Campaigners also highlight the danger of scope creep. Systems introduced for one purpose routinely expand to others: a scheme launched for migration control could later be used across social services, policing or corporate verification. Once identity infrastructure is live, it becomes politically and technically difficult to contain.

Technical and security risks

Technologists echo civil-society concerns with their own alarms. Centralised databases or poorly designed authentication services can become lucrative targets for attackers. Even architectures that promise decentralisation or privacy-preserving features are vulnerable to implementation flaws, weak interoperability standards or administrative errors that produce wrongful denials of service.

Cybersecurity experts warn that any system aggregating identity data increases the potential impact of a breach. Linked biometric data, travel histories and usage records create particularly rich profiles that are valuable to malicious actors — from opportunistic criminals to hostile state actors. The more data concentrated in a single system, the greater the single point of failure.

Claims in favour: safeguards and benefits

Proponents of a mandatory digital identity counter that the risks can be managed through robust legal safeguards, independent oversight and rigorous technical standards. They argue digital identity could improve access to benefits, cut identity fraud and give public services a reliable way to verify entitlement. In the migration context, faster, technology-aided checks at borders and across services are presented as a necessary enhancement to existing enforcement tools.

Those in favour say a well-governed system could be aligned with responsible governance: limited data retention, strict purpose limitation, transparency about algorithms and strong audit mechanisms. But critics argue these assurances sound plausible in theory yet have repeatedly fallen short in practice, especially under the pressure of political deadlines.

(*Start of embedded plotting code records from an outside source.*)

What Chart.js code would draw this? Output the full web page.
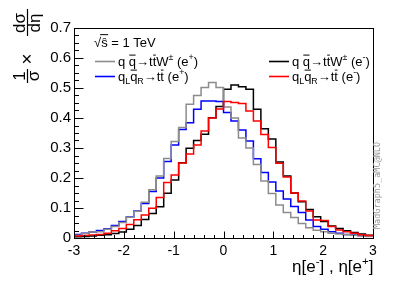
<!DOCTYPE html>
<html>
<head>
<meta charset="utf-8">
<script src="https://cdn.jsdelivr.net/npm/chart.js@4.4.1/dist/chart.umd.min.js"></script>
<style>
  html, body { margin: 0; padding: 0; background: #fff; }
  canvas { display: block; }
</style>
</head>
<body>
<canvas id="etaChart" width="415" height="281"></canvas>
<script>
// eta bin edges (40 bins)
const binEdges = [-3, -2.85, -2.7, -2.55, -2.4, -2.25, -2.1, -1.95, -1.8, -1.65,
  -1.5, -1.35, -1.2, -1.05, -0.9, -0.75, -0.6, -0.45, -0.3, -0.15,
  0, 0.15, 0.3, 0.45, 0.6, 0.75, 0.9, 1.05, 1.2, 1.35,
  1.5, 1.65, 1.8, 1.95, 2.1, 2.25, 2.4, 2.55, 2.7, 2.85, 3];

// q qbar -> t tbar W (e+)  (gray)
const ttwPlus = [0.009, 0.015, 0.020, 0.021, 0.029, 0.038, 0.052, 0.069, 0.089, 0.119,
  0.161, 0.207, 0.265, 0.322, 0.368, 0.446, 0.475, 0.502, 0.518, 0.502,
  0.437, 0.400, 0.333, 0.300, 0.245, 0.190, 0.148, 0.110, 0.085, 0.068,
  0.048, 0.034, 0.026, 0.021, 0.016, 0.013, 0.011, 0.009, 0.007, 0.005];

// q qbar -> t tbar W (e-)  (black)
const ttwMinus = [0.004, 0.005, 0.007, 0.009, 0.011, 0.015, 0.020, 0.029, 0.042, 0.062,
  0.082, 0.104, 0.149, 0.193, 0.251, 0.299, 0.325, 0.346, 0.401, 0.438,
  0.496, 0.510, 0.504, 0.496, 0.429, 0.364, 0.330, 0.253, 0.207, 0.150,
  0.121, 0.095, 0.071, 0.055, 0.040, 0.032, 0.024, 0.018, 0.013, 0.009];

// qL qbarR -> t tbar (e+)  (blue)
const ttPlus = [0.012, 0.016, 0.020, 0.025, 0.031, 0.042, 0.055, 0.070, 0.090, 0.115,
  0.155, 0.200, 0.255, 0.310, 0.362, 0.384, 0.429, 0.457, 0.457, 0.455,
  0.418, 0.390, 0.360, 0.323, 0.264, 0.218, 0.187, 0.157, 0.130, 0.105,
  0.085, 0.060, 0.038, 0.029, 0.021, 0.016, 0.012, 0.010, 0.008, 0.007];

// qL qbarR -> t tbar (e-)  (red)
const ttMinus = [0.007, 0.008, 0.010, 0.012, 0.016, 0.024, 0.032, 0.045, 0.061, 0.077,
  0.099, 0.135, 0.185, 0.210, 0.250, 0.280, 0.310, 0.357, 0.400, 0.430,
  0.455, 0.452, 0.448, 0.423, 0.390, 0.345, 0.302, 0.249, 0.203, 0.150,
  0.123, 0.090, 0.060, 0.058, 0.038, 0.027, 0.021, 0.016, 0.011, 0.008];

const xTicks = [-3, -2, -1, 0, 1, 2, 3];
const yTicks = [0, 0.1, 0.2, 0.3, 0.4, 0.5, 0.6, 0.7];

const FONT = "'Liberation Sans', Arial, Helvetica, sans-serif";

// histogram outline: one point per left edge, last value repeated at x = 3
const toSteps = (vals) => binEdges.map((e, i) => ({ x: e, y: vals[Math.min(i, vals.length - 1)] }));

const histSet = (vals, color, order) => ({
    data: toSteps(vals),
    borderColor: color,
    borderWidth: 1.5,
    stepped: true,
    pointRadius: 0,
    fill: false,
    order: order
});

// text with bars / sub / superscripts, parts = [[text, kind], ...]
function richText(ctx, x, y, parts, size) {
    let cx = x;
    for (const [t, kind] of parts) {
        const small = kind === 'sup' || kind === 'sub';
        const fs = small ? size * 0.68 : size;
        ctx.font = fs + 'px ' + FONT;
        const dy = kind === 'sup' ? -size * 0.42 : (kind === 'sub' ? size * 0.3 : 0);
        ctx.fillText(t, cx, y + dy);
        const w = ctx.measureText(t).width;
        if (kind === 'bar') {
            ctx.beginPath();
            ctx.lineWidth = 1;
            ctx.moveTo(cx + 0.5, y - size * 0.8);
            ctx.lineTo(cx + w - 0.5, y - size * 0.8);
            ctx.stroke();
        }
        cx += w;
    }
    return cx;
}

const rootFrame = {
    id: 'rootFrame',
    afterDraw(chart) {
        const { ctx, chartArea: a, scales: { x, y } } = chart;
        ctx.save();
        ctx.strokeStyle = '#000';
        ctx.fillStyle = '#000';
        ctx.lineWidth = 1;
        const L = Math.round(a.left) + 0.5, R = Math.round(a.right) + 0.5;
        const T = Math.round(a.top) + 0.5, B = Math.round(a.bottom) + 0.5;
        ctx.strokeRect(L, T, R - L, B - T);

        // inward tick marks
        ctx.beginPath();
        for (let i = 0; i <= 30; i++) {
            const px = Math.round(x.getPixelForValue(-3 + i * 0.2)) + 0.5;
            const len = i % 5 === 0 ? 7 : 3.5;
            ctx.moveTo(px, B);
            ctx.lineTo(px, B - len);
        }
        for (let i = 0; i <= 28; i++) {
            const py = Math.round(y.getPixelForValue(i * 0.025)) + 0.5;
            const len = i % 4 === 0 ? 9 : 4.5;
            ctx.moveTo(L, py);
            ctx.lineTo(L + len, py);
        }
        ctx.stroke();

        // legend
        const fs = 13;
        ctx.textBaseline = 'alphabetic';
        ctx.textAlign = 'left';
        ctx.font = fs + 'px ' + FONT;
        const sq = richText(ctx, 94, 47, [['\u221A', '']], fs);
        const sEnd = richText(ctx, sq, 47, [['\u015D', '']], fs);
        ctx.beginPath();
        ctx.moveTo(sq - 1, 47 - fs * 0.95);
        ctx.lineTo(sEnd + 0.5, 47 - fs * 0.95);
        ctx.stroke();
        richText(ctx, sEnd, 47, [[' = 1 TeV', '']], fs);

        const entries = [
            { x: 95, y: 61, color: '#8c8c8c', parts: [['q ', ''], ['q', 'bar'], ['\u2192t', ''], ['t', 'bar'], ['W', ''], ['\u00B1', 'sup'], [' (e', ''], ['+', 'sup'], [')', '']] },
            { x: 95, y: 76, color: '#0000ff', parts: [['q', ''], ['L', 'sub'], ['q', 'bar'], ['R', 'sub'], ['\u2192t', ''], ['t', 'bar'], [' (e', ''], ['+', 'sup'], [')', '']] },
            { x: 269, y: 61, color: '#000', parts: [['q ', ''], ['q', 'bar'], ['\u2192t', ''], ['t', 'bar'], ['W', ''], ['\u00B1', 'sup'], [' (e', ''], ['-', 'sup'], [')', '']] },
            { x: 269, y: 76, color: '#ff0000', parts: [['q', ''], ['L', 'sub'], ['q', 'bar'], ['R', 'sub'], ['\u2192t', ''], ['t', 'bar'], [' (e', ''], ['-', 'sup'], [')', '']] }
        ];
        for (const e of entries) {
            ctx.strokeStyle = e.color;
            ctx.lineWidth = 1.6;
            ctx.beginPath();
            ctx.moveTo(e.x, e.y + 0.5);
            ctx.lineTo(e.x + 20, e.y + 0.5);
            ctx.stroke();
            ctx.strokeStyle = '#000';
            ctx.fillStyle = '#000';
            richText(ctx, e.x + 23, e.y + 4.5, e.parts, fs);
        }

        // x axis title, right aligned at frame end
        const xParts = [['\u03B7[e', ''], ['-', 'sup'], ['] , \u03B7[e', ''], ['+', 'sup'], [']', '']];
        const probe = document.createElement('canvas').getContext('2d');
        let w = 0;
        for (const [t, k] of xParts) {
            probe.font = ((k === 'sup') ? 17 * 0.68 : 17) + 'px ' + FONT;
            w += probe.measureText(t).width;
        }
        richText(ctx, R - w, 272, xParts, 17);

        // y axis title: 1/sigma x dsigma/deta, rotated
        ctx.save();
        ctx.translate(27, 84);
        ctx.rotate(-Math.PI / 2);
        ctx.font = '17px ' + FONT;
        ctx.textAlign = 'center';
        ctx.lineWidth = 1.2;
        ctx.fillText('1', 8, -2);
        ctx.fillText('\u03C3', 8, 12);
        ctx.beginPath(); ctx.moveTo(1, 0.5); ctx.lineTo(15, 0.5); ctx.stroke();
        ctx.textBaseline = 'middle';
        ctx.font = '19px ' + FONT;
        ctx.fillText('\u00D7', 25, 1);
        ctx.font = '17px ' + FONT;
        ctx.textBaseline = 'alphabetic';
        ctx.fillText('d\u03C3', 61, -2);
        ctx.fillText('d\u03B7', 61, 13);
        ctx.beginPath(); ctx.moveTo(48, 0.5); ctx.lineTo(75, 0.5); ctx.stroke();
        ctx.restore();

        // generator tag on the right
        ctx.save();
        ctx.translate(380, 229);
        ctx.rotate(-Math.PI / 2);
        ctx.font = "8.5px 'DejaVu Sans Mono', monospace";
        ctx.fillStyle = '#999999';
        ctx.textAlign = 'left';
        ctx.fillText('MadGraph5_aMC@NLO', 0, 0);
        ctx.restore();

        ctx.restore();
    }
};

new Chart(document.getElementById('etaChart'), {
    type: 'line',
    data: {
        datasets: [
            histSet(ttMinus, '#ff0000', 0),
            histSet(ttwPlus, '#8c8c8c', 1),
            histSet(ttwMinus, '#000000', 2),
            histSet(ttPlus, '#0000ff', 3)
        ]
    },
    options: {
        responsive: false,
        animation: false,
        devicePixelRatio: 1,
        layout: { padding: { top: 28, right: 42, left: 0, bottom: 0 } },
        plugins: { legend: { display: false }, tooltip: { enabled: false } },
        scales: {
            x: {
                type: 'linear',
                min: -3,
                max: 3,
                grid: { display: false, drawTicks: false },
                border: { display: false },
                afterBuildTicks: (s) => { s.ticks = xTicks.map(v => ({ value: v })); },
                afterFit: (s) => { s.height = 43; },
                ticks: {
                    padding: 5,
                    autoSkip: false,
                    maxRotation: 0,
                    color: '#000',
                    font: { family: FONT, size: 14 },
                    callback: (v) => String(v)
                }
            },
            y: {
                type: 'linear',
                min: 0,
                max: 0.7,
                grid: { display: false, drawTicks: false },
                border: { display: false },
                afterBuildTicks: (s) => { s.ticks = yTicks.map(v => ({ value: v })); },
                afterFit: (s) => { s.width = 74; },
                ticks: {
                    padding: 3,
                    color: '#000',
                    font: { family: FONT, size: 15 },
                    callback: (v) => v === 0 ? '0' : v.toFixed(1)
                }
            }
        }
    },
    plugins: [rootFrame]
});
</script>
</body>
</html>
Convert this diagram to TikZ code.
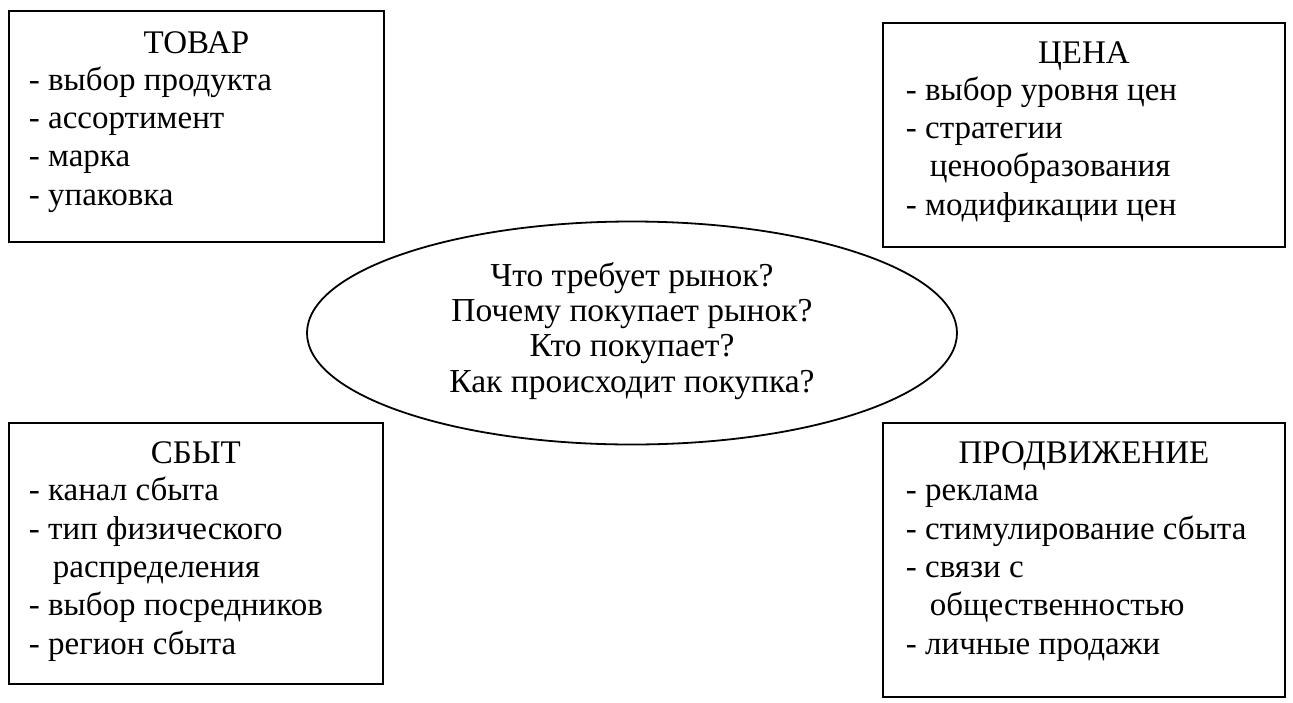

Practical consequences for everyday people

For potential users, the urgency is practical and immediate. Vulnerable people fear being denied access to essential services if authentication fails or is judged insufficient. Older people and those on low incomes worry about digital exclusion. Migrants and refugees, who often lack consistent documentation, risk getting trapped in bureaucratic limbo. These are not hypothetical outcomes; experience in multiple jurisdictions shows that introducing technical gatekeepers into everyday life produces predictable barriers.

Independent oversight and clear redress mechanisms are widely recommended: data minimisation, purpose limitation, transparency over data-sharing arrangements, independent audits and straightforward avenues for appeal when people are wrongly excluded. Without these safeguards built into law and practice, critics say, the harms will outweigh the promised efficiencies.

The political test: expediency versus scrutiny

At the heart of the debate is political will. Labour faces accusations of reversing pre-election assurances and quietly advancing a high-impact scheme without full public debate. Officials defend the timing as driven by operational needs and a pressing objective to reduce illegal migration — a politically salient concern. The resulting tension between expediency and scrutiny is now centre stage.

Whether the government can reconcile security, fairness and privacy will determine the policy’s legitimacy. A rushed or opaque roll-out risks entrenching mistrust and provoking legal and civic pushback. A carefully staged, evidence-based approach with statutory protections and independent oversight could mitigate harms, but that takes time politicians say they do not have.

Conclusion: the trade-offs of mandatory digital identity

The debate crystallises into a fundamental trade-off: technological efficiency versus the risk of exclusion and concentrated data vulnerability. Will the United Kingdom choose a fast path promising immediate control and convenience, or a slower, more deliberative route prioritising safeguards and inclusion? The decision on mandatory digital identity will echo far beyond authentication mechanics — it will shape who is recognised, who is served and who is left outside the system.